El Ortiz temprano legitima el lema de Arango: «todos los negros son salvajes». Ironías de la historia: Los negros brujos sirve, a pesar de Ortiz, de pivote para el segundo Ortiz. El concepto de «mala vida» indica una inclinación determinada no por la raza, sino por la cultura. Cuando el crimen alcanza tanto al negro como al blanco, la etnología le ha subido la parada a la antropología. Este hallazgo de una aguja en el pajar de la «mala vida» es todo de Patterson, y es presentado cualitativamente diferente al polo excluyente de Arango o al humanismo abstracto de Martí.
«La soledad histórica» es un ensayo atrevido y expansivo.
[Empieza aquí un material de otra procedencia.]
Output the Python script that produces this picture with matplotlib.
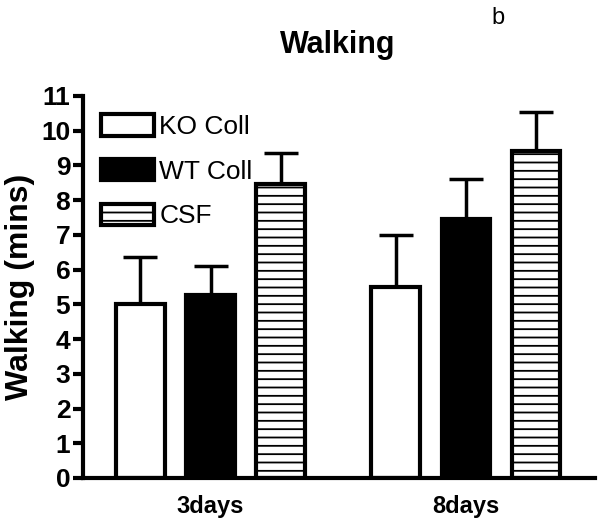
import numpy as np
import matplotlib
matplotlib.use("Agg")
import matplotlib.pyplot as plt

# Datos
groups = ["3days", "8days"]
series = ["KO Coll", "WT Coll", "CSF"]
ko_mean = [5.0, 5.5]
ko_err = [1.35, 1.5]
wt_mean = [5.27, 7.46]
wt_err = [0.82, 1.16]
csf_mean = [8.45, 9.42]
csf_err = [0.9, 1.13]

plt.rcParams["font.family"] = ["Liberation Sans", "DejaVu Sans"]
plt.rcParams["hatch.linewidth"] = 1.3
plt.rcParams["hatch.color"] = "black"

fig = plt.figure(figsize=(6, 5.27), dpi=100)
ax = fig.add_axes([0.138, 0.093, 0.854, 0.725])

x = np.arange(len(groups))
width = 0.19
offset = 0.275
lw = 3

styles = [
    dict(color="white", hatch=None),
    dict(color="black", hatch=None),
    dict(color="white", hatch="--"),
]
means = [ko_mean, wt_mean, csf_mean]
errs = [ko_err, wt_err, csf_err]

for i, (name, m, e, st) in enumerate(zip(series, means, errs, styles)):
    pos = x + (i - 1) * offset
    ax.errorbar(pos, m, yerr=[np.zeros(len(e)), e], fmt="none", ecolor="black",
                elinewidth=2.5, capsize=12, capthick=2.5, zorder=1)
    ax.bar(pos, m, width, facecolor=st["color"], edgecolor="black",
           linewidth=lw, hatch=st["hatch"], label=name, zorder=2)

ax.set_xlim(-0.5, 1.506)
ax.set_ylim(0, 11)
ax.set_yticks(range(0, 12))
ax.set_xticks(x)
ax.set_xticklabels(groups, fontsize=17, fontweight="bold")
ax.tick_params(axis="x", length=0, pad=12)
ax.tick_params(axis="y", length=7, width=3, labelsize=19, pad=2)
for lab in ax.get_yticklabels():
    lab.set_fontweight("bold")

ax.spines["top"].set_visible(False)
ax.spines["right"].set_visible(False)
ax.spines["left"].set_linewidth(3)
ax.spines["bottom"].set_linewidth(3)

ax.set_ylabel("Walking (mins)", fontsize=23, fontweight="bold", labelpad=4)
fig.text(0.563, 0.915, "Walking", fontsize=22, fontweight="bold", ha="center", va="center")
fig.text(0.83, 0.965, "b", fontsize=17, ha="center", va="center")

ax.legend(loc="upper left", bbox_to_anchor=(0.0, 1.0), frameon=False,
          fontsize=19, handlelength=2.0, handleheight=0.87,
          labelspacing=0.75, handletextpad=0.2, borderaxespad=0.3)

plt.savefig("out.png", dpi=100)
Hay soledades sociales que parten de una falta de «conciencia de sí». La voz que se indaga no es la de un «yo pienso» cartesiano, sino un «somos», eco de una comunicación con otros; es decir, el efecto de transmitir y recibir información. Enrique Patterson no asume que la soledad «histórica» sea meramente «insolidaridad». A la información le subyace un «clima informativo» que propicia el acompañamiento. Se afirma que no hay mensaje si este no se recibe; o también –y esto es más difícil de procesar– si no se recibe como un «auto-acompañamiento».
Veamos: el negro llega sin universalidad y casi «se hace negro» a la llegada a su nuevo mundo. Patterson admite: «No hay negro entre negros». Alguien diría que el negro, como tal, tiene conciencia de sí. Patterson indicaría: «Aún no». Son muchos grupos diversos, arrancados de culturas específicas, que sin embargo no tardan en auto reconocerse. El auto-acompañamiento del negro se da en los cabildos, rica tradición que continúa con las conocidas sociedades negras durante cincuenta y ocho años de república. Es en el eco de estas sociedades que el negro restablece su universalidad.
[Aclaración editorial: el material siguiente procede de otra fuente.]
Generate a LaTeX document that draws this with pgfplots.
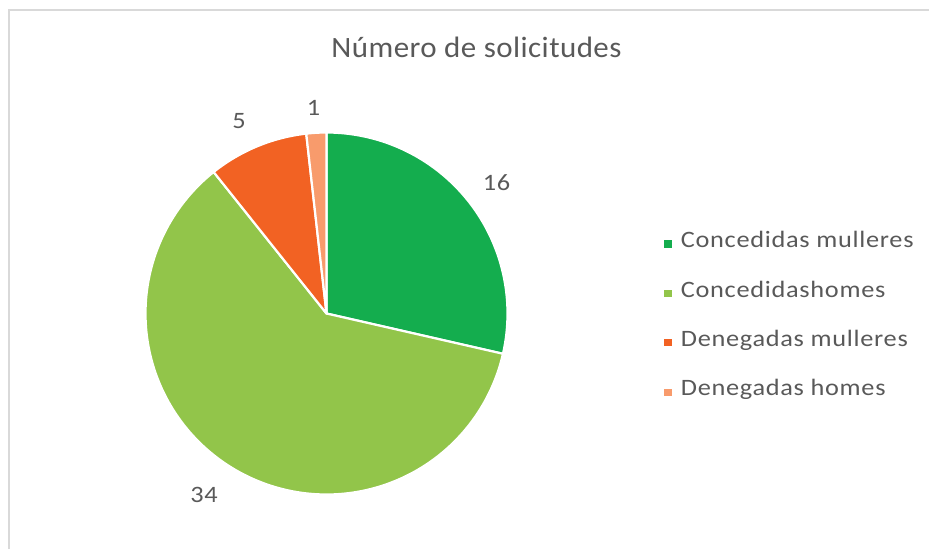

Patterson le da la cara a una pregunta dura: ¿Por qué el negro se traga el cuento de la Revolución si ya había una voz con una historia desde sí mismo? La respuesta es atrevida: el «estado dramaturgo» castrista ejecuta una «puesta en escena» superlativa, performance social que conlleva una «tachadura» de la voz del negro (desde el concepto de raza), suplantándola por otra de «logros» sociales (desde el concepto de clase social). El dogma castrista declara que, en una sociedad sin clases, donde el negro ya ha obtenido «logros», la raza queda reducida a un atributo cultural significativo, pero no esencial.
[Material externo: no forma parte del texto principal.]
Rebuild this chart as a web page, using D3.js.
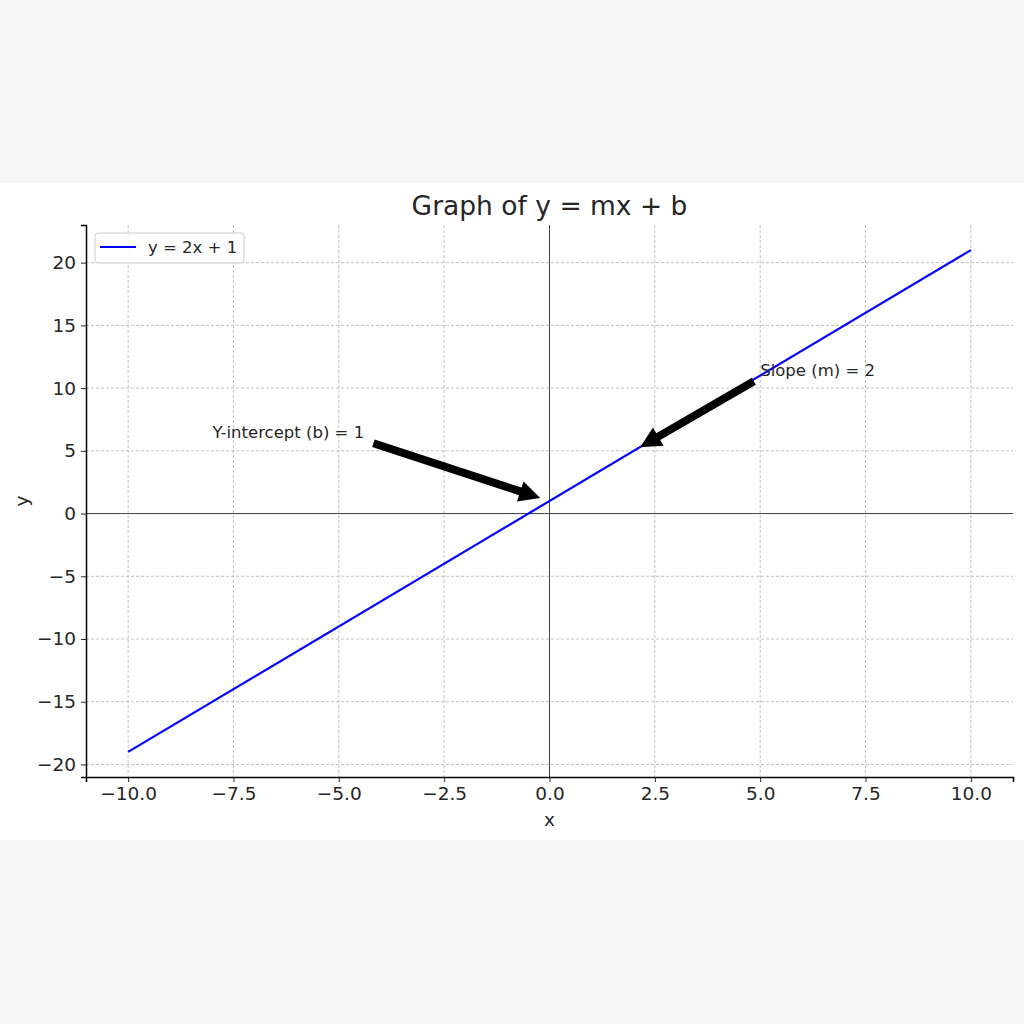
<!DOCTYPE html>
<meta charset="utf-8">
<style>
body { margin: 0; background: #f7f8f7; }
text { font-family: "DejaVu Sans", sans-serif; fill: #262626; }
</style>
<svg width="1024" height="1024"></svg>
<script src="https://cdn.jsdelivr.net/npm/d3@7"></script>
<script>

var xs = [-10, 10]
var slope = 2, intercept = 1
var xTicks = [-10, -7.5, -5, -2.5, 0, 2.5, 5, 7.5, 10]
var yTicks = [-20, -15, -10, -5, 0, 5, 10, 15, 20]
var notes = [
  {label: "Y-intercept (b) = 1", at: [0, 1], from: [-8, 6]},
  {label: "Slope (m) = 2", at: [2, 5], from: [5, 11]}
]

var svg = d3.select("svg")
var mLeft = 86, mRight = 1013, mTop = 225, mBottom = 777

svg.append("rect").attr("x", 0).attr("y", 183).attr("width", 1024).attr("height", 657).attr("fill", "#fff")

var x = d3.scaleLinear().domain([-11, 11]).range([mLeft, mRight])
var y = d3.scaleLinear().domain([-21, 23]).range([mBottom, mTop])

var minus = function(v) { return String(v).replace("-", "\u2212") }

// grid
var grid = svg.append("g").attr("stroke", "#b0b0b0").attr("stroke-width", 0.8).attr("stroke-dasharray", "3,2")
grid.selectAll(".gx").data(xTicks).enter().append("line")
    .attr("x1", function(d) { return x(d) }).attr("x2", function(d) { return x(d) })
    .attr("y1", mTop).attr("y2", mBottom)
grid.selectAll(".gy").data(yTicks).enter().append("line")
    .attr("y1", function(d) { return y(d) }).attr("y2", function(d) { return y(d) })
    .attr("x1", mLeft).attr("x2", mRight)

// zero lines
svg.append("line").attr("x1", x(0)).attr("x2", x(0)).attr("y1", mTop).attr("y2", mBottom)
    .attr("stroke", "#444").attr("stroke-width", 1)
svg.append("line").attr("x1", mLeft).attr("x2", mRight).attr("y1", y(0)).attr("y2", y(0))
    .attr("stroke", "#444").attr("stroke-width", 1)

// line
var line = d3.line().x(function(d) { return x(d) }).y(function(d) { return y(slope * d + intercept) })
svg.append("path").datum(xs).attr("d", line).attr("fill", "none").attr("stroke", "#0000ff").attr("stroke-width", 2.2)

// axes
svg.append("g").attr("transform", "translate(0," + mBottom + ")")
    .call(d3.axisBottom(x).tickValues(xTicks).tickFormat(function(d) { return minus(d.toFixed(1)) }).tickSizeOuter(0).tickSize(5).tickPadding(5))
svg.append("g").attr("transform", "translate(" + mLeft + ",0)")
    .call(d3.axisLeft(y).tickValues(yTicks).tickFormat(function(d) { return minus(d) }).tickSizeOuter(0).tickSize(5).tickPadding(5))
svg.selectAll(".tick text").attr("font-size", 18.5).attr("font-family", "DejaVu Sans").attr("fill", "#262626")
svg.selectAll(".domain").attr("stroke", "#000").attr("stroke-width", 1.5)
svg.selectAll(".tick line").attr("stroke", "#262626")

// labels
svg.append("text").attr("x", (mLeft + mRight) / 2).attr("y", 215).attr("text-anchor", "middle").attr("font-size", 26.5).text("Graph of y = mx + b")
svg.append("text").attr("x", x(0)).attr("y", 826).attr("text-anchor", "middle").attr("font-size", 18.5).text("x")
svg.append("text").attr("transform", "translate(28," + (mTop + mBottom) / 2 + ") rotate(-90)").attr("text-anchor", "middle").attr("font-size", 18.5).text("y")

// legend
var lg = svg.append("g")
lg.append("rect").attr("x", 95).attr("y", 233).attr("width", 149).attr("height", 30).attr("rx", 3)
    .attr("fill", "#fff").attr("fill-opacity", 0.8).attr("stroke", "#ccc")
lg.append("line").attr("x1", 100).attr("x2", 136).attr("y1", 247).attr("y2", 247).attr("stroke", "#0000ff").attr("stroke-width", 2.2)
lg.append("text").attr("x", 148).attr("y", 253).attr("font-size", 16.5).text("y = 2x + 1")

// annotations
function arrow(x0, y0, x1, y1) {
  var dx = x1 - x0, dy = y1 - y0, L = Math.sqrt(dx * dx + dy * dy)
  var ux = dx / L, uy = dy / L, px = -uy, py = ux
  var w = 4, hw = 10.5, hl = 21
  var bx = x1 - ux * hl, by = y1 - uy * hl
  return [[x0 + px * w, y0 + py * w], [bx + px * w, by + py * w], [bx + px * hw, by + py * hw], [x1, y1],
          [bx - px * hw, by - py * hw], [bx - px * w, by - py * w], [x0 - px * w, y0 - py * w]]
}

// pick the bbox edge/corner closest to the target, like matplotlib does
function nearest(v, lo, hi) {
  var c = [lo, (lo + hi) / 2, hi]
  return c.reduce(function(a, b) { return Math.abs(b - v) < Math.abs(a - v) ? b : a })
}

notes.forEach(function(n) {
  var t = svg.append("text").attr("x", x(n.from[0])).attr("y", y(n.from[1])).attr("font-size", 16.5).text(n.label)
  var b = t.node().getBBox()
  var ax = x(n.at[0]), ay = y(n.at[1])
  var sx = nearest(ax, b.x, b.x + b.width), sy = nearest(ay, b.y + 2, b.y + b.height - 2)
  var dx = ax - sx, dy = ay - sy
  var p = arrow(sx + dx * 0.05, sy + dy * 0.05, ax - dx * 0.05, ay - dy * 0.05)
  svg.append("polygon").attr("points", p.map(function(q) { return q.join(",") }).join(" ")).attr("fill", "#000")
})

</script>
Irónicamente, la opinión pública internacional adopta el discurso del «estado dramaturgo» referente a haber logrado, «por primera vez en la historia y en un tiempo brevísimo», eliminar el racismo que había persistido por siglos. Triste desenlace que sigue en pie, después de sesenta años de castrismo ininterrumpido. Como pragmático al fin, Patterson evita optimismos ilusorios y pesimismos recelosos.
Sin soluciones mágicas, La soledad histórica y otros ensayos, apunta a una nación negra que continúa rehaciendo su camino.